_TO BE DONE_. Nothing but the lines from the top of the data to the line holding "const rowLabels = ['H1', '', 'H3', 'H4', 'ϕOG', 'ϕR'];" should be printed, word for word and both ends included; leave the pictures out.

....

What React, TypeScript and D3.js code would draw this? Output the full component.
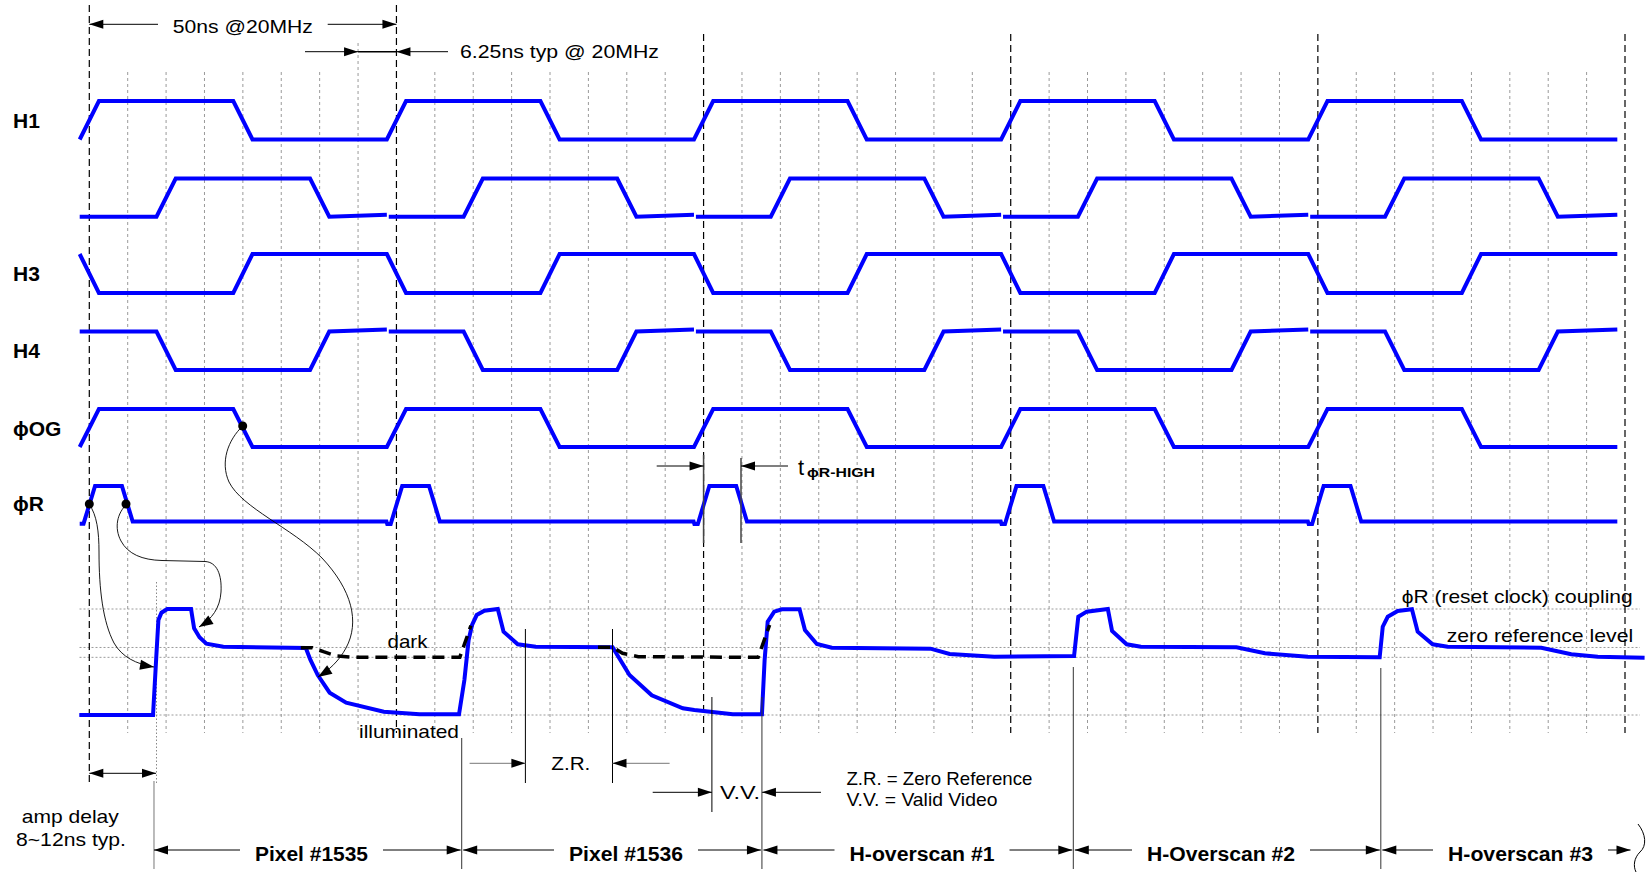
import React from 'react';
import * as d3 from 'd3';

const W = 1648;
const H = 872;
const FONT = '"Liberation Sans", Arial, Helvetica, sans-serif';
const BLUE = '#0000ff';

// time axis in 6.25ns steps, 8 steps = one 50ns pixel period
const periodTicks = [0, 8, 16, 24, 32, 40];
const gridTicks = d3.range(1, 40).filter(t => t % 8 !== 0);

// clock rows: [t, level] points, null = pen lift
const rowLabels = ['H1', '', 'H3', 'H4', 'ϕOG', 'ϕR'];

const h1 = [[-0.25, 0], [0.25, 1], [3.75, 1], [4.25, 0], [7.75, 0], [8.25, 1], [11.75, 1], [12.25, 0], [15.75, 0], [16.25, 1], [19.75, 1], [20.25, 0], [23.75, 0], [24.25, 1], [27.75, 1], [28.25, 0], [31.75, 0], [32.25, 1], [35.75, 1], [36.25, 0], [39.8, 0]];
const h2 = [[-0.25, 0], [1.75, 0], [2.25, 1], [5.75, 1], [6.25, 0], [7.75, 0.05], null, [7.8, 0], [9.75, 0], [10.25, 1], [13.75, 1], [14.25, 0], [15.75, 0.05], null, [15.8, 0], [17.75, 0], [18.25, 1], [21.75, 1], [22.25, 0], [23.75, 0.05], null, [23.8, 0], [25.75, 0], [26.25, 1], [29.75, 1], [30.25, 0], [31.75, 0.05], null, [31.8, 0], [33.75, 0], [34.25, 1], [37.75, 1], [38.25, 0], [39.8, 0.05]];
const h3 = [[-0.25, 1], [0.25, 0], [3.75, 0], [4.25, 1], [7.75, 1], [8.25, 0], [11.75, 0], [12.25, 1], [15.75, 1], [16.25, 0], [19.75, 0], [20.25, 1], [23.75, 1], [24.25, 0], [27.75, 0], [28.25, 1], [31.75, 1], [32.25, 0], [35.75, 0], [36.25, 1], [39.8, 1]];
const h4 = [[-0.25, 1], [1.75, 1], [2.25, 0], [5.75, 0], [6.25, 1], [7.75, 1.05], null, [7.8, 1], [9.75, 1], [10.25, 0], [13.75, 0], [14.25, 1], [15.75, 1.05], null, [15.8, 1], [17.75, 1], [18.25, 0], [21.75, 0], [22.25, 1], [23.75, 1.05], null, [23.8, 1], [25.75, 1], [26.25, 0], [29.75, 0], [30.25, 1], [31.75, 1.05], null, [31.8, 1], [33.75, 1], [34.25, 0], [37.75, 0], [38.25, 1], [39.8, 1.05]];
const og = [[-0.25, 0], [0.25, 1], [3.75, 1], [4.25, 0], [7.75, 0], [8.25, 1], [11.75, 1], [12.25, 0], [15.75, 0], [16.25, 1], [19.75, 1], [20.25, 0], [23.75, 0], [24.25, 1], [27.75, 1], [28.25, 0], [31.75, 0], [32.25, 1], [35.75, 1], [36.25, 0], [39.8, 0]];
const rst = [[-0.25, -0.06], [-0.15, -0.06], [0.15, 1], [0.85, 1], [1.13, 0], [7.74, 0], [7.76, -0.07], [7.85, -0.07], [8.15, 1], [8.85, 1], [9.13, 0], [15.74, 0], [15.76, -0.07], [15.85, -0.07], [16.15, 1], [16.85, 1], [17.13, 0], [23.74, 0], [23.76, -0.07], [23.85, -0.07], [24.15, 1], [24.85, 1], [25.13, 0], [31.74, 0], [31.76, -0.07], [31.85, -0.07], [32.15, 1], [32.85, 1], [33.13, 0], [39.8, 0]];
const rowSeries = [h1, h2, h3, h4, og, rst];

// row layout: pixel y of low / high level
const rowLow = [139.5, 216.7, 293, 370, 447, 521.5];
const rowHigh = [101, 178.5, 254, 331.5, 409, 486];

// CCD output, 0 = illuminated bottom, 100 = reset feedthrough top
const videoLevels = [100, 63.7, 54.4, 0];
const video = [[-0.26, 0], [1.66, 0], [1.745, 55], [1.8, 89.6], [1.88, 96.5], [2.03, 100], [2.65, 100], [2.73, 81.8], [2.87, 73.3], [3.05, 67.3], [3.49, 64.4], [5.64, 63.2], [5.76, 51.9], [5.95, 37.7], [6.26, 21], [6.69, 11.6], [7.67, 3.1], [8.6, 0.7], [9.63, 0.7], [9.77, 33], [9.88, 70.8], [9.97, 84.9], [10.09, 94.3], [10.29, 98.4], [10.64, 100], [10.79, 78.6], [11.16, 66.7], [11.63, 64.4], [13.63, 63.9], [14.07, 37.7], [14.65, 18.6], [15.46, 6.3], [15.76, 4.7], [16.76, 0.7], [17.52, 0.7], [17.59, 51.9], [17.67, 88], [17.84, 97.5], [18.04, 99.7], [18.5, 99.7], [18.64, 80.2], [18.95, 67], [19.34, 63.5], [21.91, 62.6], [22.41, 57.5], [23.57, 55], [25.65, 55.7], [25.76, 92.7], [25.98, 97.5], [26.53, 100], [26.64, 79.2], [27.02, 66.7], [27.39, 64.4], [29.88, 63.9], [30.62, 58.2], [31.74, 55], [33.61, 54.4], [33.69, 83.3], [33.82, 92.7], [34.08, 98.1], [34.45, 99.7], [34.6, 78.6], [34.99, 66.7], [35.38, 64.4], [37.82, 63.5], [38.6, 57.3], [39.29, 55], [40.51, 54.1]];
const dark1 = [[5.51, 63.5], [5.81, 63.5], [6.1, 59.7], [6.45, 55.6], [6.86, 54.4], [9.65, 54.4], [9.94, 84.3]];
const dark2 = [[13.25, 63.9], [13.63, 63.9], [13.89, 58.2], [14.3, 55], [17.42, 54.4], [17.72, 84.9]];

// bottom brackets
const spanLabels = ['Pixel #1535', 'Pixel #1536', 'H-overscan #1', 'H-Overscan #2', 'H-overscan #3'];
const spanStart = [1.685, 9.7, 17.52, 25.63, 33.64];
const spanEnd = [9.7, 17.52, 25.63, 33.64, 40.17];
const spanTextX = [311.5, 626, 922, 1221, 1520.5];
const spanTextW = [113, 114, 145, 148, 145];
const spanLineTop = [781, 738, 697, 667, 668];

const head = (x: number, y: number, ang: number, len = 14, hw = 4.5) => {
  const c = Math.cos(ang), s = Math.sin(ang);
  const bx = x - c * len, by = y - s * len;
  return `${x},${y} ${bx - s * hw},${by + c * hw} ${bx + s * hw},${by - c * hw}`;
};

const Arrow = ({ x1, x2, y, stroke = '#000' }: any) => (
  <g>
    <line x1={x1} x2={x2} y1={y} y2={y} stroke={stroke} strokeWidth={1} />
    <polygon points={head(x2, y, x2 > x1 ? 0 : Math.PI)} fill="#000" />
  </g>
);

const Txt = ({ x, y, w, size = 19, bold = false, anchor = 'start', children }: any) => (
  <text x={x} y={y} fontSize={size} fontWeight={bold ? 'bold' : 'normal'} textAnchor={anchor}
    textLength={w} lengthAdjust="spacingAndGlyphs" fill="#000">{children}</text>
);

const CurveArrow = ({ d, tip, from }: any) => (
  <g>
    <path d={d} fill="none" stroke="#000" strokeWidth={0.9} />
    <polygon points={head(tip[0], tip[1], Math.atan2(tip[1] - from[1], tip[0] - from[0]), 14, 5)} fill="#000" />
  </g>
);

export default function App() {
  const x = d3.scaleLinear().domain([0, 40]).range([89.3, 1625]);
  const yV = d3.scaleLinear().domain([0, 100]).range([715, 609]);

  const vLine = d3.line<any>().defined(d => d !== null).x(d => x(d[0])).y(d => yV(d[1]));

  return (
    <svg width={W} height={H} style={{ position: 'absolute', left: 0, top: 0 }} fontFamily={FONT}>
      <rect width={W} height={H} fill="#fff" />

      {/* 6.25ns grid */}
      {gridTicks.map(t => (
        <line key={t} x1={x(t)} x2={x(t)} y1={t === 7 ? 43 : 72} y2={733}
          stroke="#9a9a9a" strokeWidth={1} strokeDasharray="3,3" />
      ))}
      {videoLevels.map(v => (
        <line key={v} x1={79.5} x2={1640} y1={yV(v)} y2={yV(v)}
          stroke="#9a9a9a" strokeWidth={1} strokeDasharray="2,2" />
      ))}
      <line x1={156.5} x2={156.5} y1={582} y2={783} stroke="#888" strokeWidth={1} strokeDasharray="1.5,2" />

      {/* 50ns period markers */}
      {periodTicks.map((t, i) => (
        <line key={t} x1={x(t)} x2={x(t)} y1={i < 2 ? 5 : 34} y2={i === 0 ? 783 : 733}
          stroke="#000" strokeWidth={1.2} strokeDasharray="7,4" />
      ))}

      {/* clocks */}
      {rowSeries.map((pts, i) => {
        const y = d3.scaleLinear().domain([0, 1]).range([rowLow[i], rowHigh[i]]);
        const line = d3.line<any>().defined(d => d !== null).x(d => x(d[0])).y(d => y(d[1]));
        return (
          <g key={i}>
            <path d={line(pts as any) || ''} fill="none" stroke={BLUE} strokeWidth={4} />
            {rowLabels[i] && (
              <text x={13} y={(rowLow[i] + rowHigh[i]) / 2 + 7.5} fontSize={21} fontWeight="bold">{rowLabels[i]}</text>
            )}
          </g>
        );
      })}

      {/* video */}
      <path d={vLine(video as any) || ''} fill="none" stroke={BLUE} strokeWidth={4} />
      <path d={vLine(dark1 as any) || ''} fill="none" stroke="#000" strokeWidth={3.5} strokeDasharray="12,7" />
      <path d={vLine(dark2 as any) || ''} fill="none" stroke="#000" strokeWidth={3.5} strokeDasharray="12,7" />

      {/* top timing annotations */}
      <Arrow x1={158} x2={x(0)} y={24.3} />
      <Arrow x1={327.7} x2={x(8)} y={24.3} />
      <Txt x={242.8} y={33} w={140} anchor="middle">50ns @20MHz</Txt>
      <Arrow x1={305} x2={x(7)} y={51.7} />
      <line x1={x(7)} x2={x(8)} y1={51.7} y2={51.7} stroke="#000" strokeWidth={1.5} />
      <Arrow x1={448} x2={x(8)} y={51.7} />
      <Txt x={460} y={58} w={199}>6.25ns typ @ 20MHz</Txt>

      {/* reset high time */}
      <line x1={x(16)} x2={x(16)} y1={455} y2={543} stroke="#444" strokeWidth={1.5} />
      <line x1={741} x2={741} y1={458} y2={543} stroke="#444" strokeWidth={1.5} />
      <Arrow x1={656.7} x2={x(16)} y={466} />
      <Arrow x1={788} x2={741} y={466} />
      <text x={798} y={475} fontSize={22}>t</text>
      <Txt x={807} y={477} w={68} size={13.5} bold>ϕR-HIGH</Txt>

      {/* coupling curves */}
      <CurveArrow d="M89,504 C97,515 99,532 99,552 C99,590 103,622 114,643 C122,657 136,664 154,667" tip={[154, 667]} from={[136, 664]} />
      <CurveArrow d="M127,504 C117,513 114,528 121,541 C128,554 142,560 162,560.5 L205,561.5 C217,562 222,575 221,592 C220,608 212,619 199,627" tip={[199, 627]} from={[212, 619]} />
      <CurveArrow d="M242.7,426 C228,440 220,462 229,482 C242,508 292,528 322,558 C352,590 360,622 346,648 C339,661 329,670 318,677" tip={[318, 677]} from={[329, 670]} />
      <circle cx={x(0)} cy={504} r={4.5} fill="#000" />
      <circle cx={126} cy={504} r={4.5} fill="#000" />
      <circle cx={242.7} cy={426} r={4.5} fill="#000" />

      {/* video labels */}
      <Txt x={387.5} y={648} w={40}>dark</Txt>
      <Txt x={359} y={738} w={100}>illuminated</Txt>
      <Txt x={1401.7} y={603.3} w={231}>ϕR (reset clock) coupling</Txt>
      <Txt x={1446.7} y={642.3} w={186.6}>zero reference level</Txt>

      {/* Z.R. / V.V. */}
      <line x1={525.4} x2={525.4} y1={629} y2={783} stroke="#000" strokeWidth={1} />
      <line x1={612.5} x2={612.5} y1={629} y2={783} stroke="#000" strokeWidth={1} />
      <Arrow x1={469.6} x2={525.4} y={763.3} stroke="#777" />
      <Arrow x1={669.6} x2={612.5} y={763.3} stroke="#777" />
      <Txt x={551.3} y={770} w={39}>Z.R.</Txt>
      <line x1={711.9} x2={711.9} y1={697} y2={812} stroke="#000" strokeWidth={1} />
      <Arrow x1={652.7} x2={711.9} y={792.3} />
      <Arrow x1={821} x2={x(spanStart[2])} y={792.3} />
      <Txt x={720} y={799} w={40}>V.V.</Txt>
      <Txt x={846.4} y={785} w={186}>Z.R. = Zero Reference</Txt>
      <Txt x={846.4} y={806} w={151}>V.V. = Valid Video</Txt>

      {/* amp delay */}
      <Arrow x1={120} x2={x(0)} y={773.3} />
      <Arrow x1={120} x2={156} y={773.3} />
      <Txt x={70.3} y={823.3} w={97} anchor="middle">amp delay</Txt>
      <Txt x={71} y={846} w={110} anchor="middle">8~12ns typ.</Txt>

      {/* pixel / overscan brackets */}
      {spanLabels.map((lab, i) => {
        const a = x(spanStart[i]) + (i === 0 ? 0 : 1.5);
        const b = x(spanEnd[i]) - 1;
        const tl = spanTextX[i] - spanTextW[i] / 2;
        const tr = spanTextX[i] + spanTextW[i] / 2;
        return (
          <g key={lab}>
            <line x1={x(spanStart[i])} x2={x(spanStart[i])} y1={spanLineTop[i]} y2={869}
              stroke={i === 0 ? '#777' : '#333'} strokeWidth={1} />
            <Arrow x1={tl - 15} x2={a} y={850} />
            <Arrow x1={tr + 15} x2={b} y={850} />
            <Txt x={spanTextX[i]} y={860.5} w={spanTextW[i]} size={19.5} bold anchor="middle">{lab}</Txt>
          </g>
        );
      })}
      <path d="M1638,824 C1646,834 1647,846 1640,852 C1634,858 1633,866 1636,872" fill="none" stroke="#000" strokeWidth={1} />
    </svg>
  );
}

....

_ANSWER TO THIS EXERCISE_.
What React, TypeScript and D3.js code would draw this? Output the full component.
import React from 'react';
import * as d3 from 'd3';

const W = 1648;
const H = 872;
const FONT = '"Liberation Sans", Arial, Helvetica, sans-serif';
const BLUE = '#0000ff';

// time axis in 6.25ns steps, 8 steps = one 50ns pixel period
const periodTicks = [0, 8, 16, 24, 32, 40];
const gridTicks = d3.range(1, 40).filter(t => t % 8 !== 0);

// clock rows: [t, level] points, null = pen lift
const rowLabels = ['H1', '', 'H3', 'H4', 'ϕOG', 'ϕR'];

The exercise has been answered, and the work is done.